┏━━

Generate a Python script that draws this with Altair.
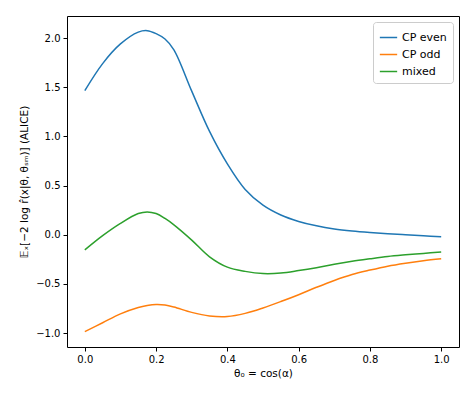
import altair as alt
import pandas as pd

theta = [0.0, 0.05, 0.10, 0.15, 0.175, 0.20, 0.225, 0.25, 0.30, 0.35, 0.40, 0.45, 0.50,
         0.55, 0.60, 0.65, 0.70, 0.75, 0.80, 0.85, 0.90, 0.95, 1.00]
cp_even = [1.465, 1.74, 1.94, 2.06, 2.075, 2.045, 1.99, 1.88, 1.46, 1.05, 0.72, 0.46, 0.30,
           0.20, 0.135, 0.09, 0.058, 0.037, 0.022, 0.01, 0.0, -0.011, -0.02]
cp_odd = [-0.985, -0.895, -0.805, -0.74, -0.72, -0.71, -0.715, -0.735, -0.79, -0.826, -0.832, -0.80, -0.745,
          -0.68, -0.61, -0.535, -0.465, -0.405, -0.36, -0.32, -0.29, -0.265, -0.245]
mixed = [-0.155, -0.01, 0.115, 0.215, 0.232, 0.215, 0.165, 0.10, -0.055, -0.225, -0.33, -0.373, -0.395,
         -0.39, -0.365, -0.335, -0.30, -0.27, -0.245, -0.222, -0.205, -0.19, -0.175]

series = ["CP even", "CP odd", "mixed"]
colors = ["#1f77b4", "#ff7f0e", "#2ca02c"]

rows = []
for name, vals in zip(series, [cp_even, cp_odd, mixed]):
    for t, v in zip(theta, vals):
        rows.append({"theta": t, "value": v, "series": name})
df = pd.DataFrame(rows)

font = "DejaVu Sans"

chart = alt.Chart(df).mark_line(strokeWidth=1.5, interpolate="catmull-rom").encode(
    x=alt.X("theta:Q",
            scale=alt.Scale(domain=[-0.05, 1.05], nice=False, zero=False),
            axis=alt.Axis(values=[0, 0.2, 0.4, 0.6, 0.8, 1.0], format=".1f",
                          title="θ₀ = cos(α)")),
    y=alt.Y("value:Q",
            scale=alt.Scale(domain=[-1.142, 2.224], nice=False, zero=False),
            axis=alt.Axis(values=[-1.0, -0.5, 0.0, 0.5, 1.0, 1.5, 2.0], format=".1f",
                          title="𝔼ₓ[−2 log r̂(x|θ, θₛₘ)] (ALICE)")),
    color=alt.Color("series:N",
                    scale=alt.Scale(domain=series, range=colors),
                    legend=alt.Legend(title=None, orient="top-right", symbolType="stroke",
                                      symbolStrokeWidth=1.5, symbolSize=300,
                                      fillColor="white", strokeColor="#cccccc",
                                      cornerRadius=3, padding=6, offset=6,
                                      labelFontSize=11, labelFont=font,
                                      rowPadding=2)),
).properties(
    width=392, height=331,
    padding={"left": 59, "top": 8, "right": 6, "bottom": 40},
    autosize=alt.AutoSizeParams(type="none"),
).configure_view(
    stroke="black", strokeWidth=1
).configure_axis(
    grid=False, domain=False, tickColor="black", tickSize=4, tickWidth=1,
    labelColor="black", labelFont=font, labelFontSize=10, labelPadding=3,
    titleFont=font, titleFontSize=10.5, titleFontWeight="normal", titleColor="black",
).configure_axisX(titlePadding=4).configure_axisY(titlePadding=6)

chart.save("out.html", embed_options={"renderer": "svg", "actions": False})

┗━━

Description of the task:
Make an exact reproduction of the listing above, without any pictures.

Response to the exercise:
Generate a Python script that draws this with Altair.
import altair as alt
import pandas as pd

theta = [0.0, 0.05, 0.10, 0.15, 0.175, 0.20, 0.225, 0.25, 0.30, 0.35, 0.40, 0.45, 0.50,
         0.55, 0.60, 0.65, 0.70, 0.75, 0.80, 0.85, 0.90, 0.95, 1.00]
cp_even = [1.465, 1.74, 1.94, 2.06, 2.075, 2.045, 1.99, 1.88, 1.46, 1.05, 0.72, 0.46, 0.30,
           0.20, 0.135, 0.09, 0.058, 0.037, 0.022, 0.01, 0.0, -0.011, -0.02]
cp_odd = [-0.985, -0.895, -0.805, -0.74, -0.72, -0.71, -0.715, -0.735, -0.79, -0.826, -0.832, -0.80, -0.745,
          -0.68, -0.61, -0.535, -0.465, -0.405, -0.36, -0.32, -0.29, -0.265, -0.245]
mixed = [-0.155, -0.01, 0.115, 0.215, 0.232, 0.215, 0.165, 0.10, -0.055, -0.225, -0.33, -0.373, -0.395,
         -0.39, -0.365, -0.335, -0.30, -0.27, -0.245, -0.222, -0.205, -0.19, -0.175]

series = ["CP even", "CP odd", "mixed"]
colors = ["#1f77b4", "#ff7f0e", "#2ca02c"]

rows = []
for name, vals in zip(series, [cp_even, cp_odd, mixed]):
    for t, v in zip(theta, vals):
        rows.append({"theta": t, "value": v, "series": name})
df = pd.DataFrame(rows)

font = "DejaVu Sans"

chart = alt.Chart(df).mark_line(strokeWidth=1.5, interpolate="catmull-rom").encode(
    x=alt.X("theta:Q",
            scale=alt.Scale(domain=[-0.05, 1.05], nice=False, zero=False),
            axis=alt.Axis(values=[0, 0.2, 0.4, 0.6, 0.8, 1.0], format=".1f",
                          title="θ₀ = cos(α)")),
    y=alt.Y("value:Q",
            scale=alt.Scale(domain=[-1.142, 2.224], nice=False, zero=False),
            axis=alt.Axis(values=[-1.0, -0.5, 0.0, 0.5, 1.0, 1.5, 2.0], format=".1f",
                          title="𝔼ₓ[−2 log r̂(x|θ, θₛₘ)] (ALICE)")),
    color=alt.Color("series:N",
                    scale=alt.Scale(domain=series, range=colors),
                    legend=alt.Legend(title=None, orient="top-right", symbolType="stroke",
                                      symbolStrokeWidth=1.5, symbolSize=300,
                                      fillColor="white", strokeColor="#cccccc",
                                      cornerRadius=3, padding=6, offset=6,
                                      labelFontSize=11, labelFont=font,
                                      rowPadding=2)),
).properties(
    width=392, height=331,
    padding={"left": 59, "top": 8, "right": 6, "bottom": 40},
    autosize=alt.AutoSizeParams(type="none"),
).configure_view(
    stroke="black", strokeWidth=1
).configure_axis(
    grid=False, domain=False, tickColor="black", tickSize=4, tickWidth=1,
    labelColor="black", labelFont=font, labelFontSize=10, labelPadding=3,
    titleFont=font, titleFontSize=10.5, titleFontWeight="normal", titleColor="black",
).configure_axisX(titlePadding=4).configure_axisY(titlePadding=6)

chart.save("out.html", embed_options={"renderer": "svg", "actions": False})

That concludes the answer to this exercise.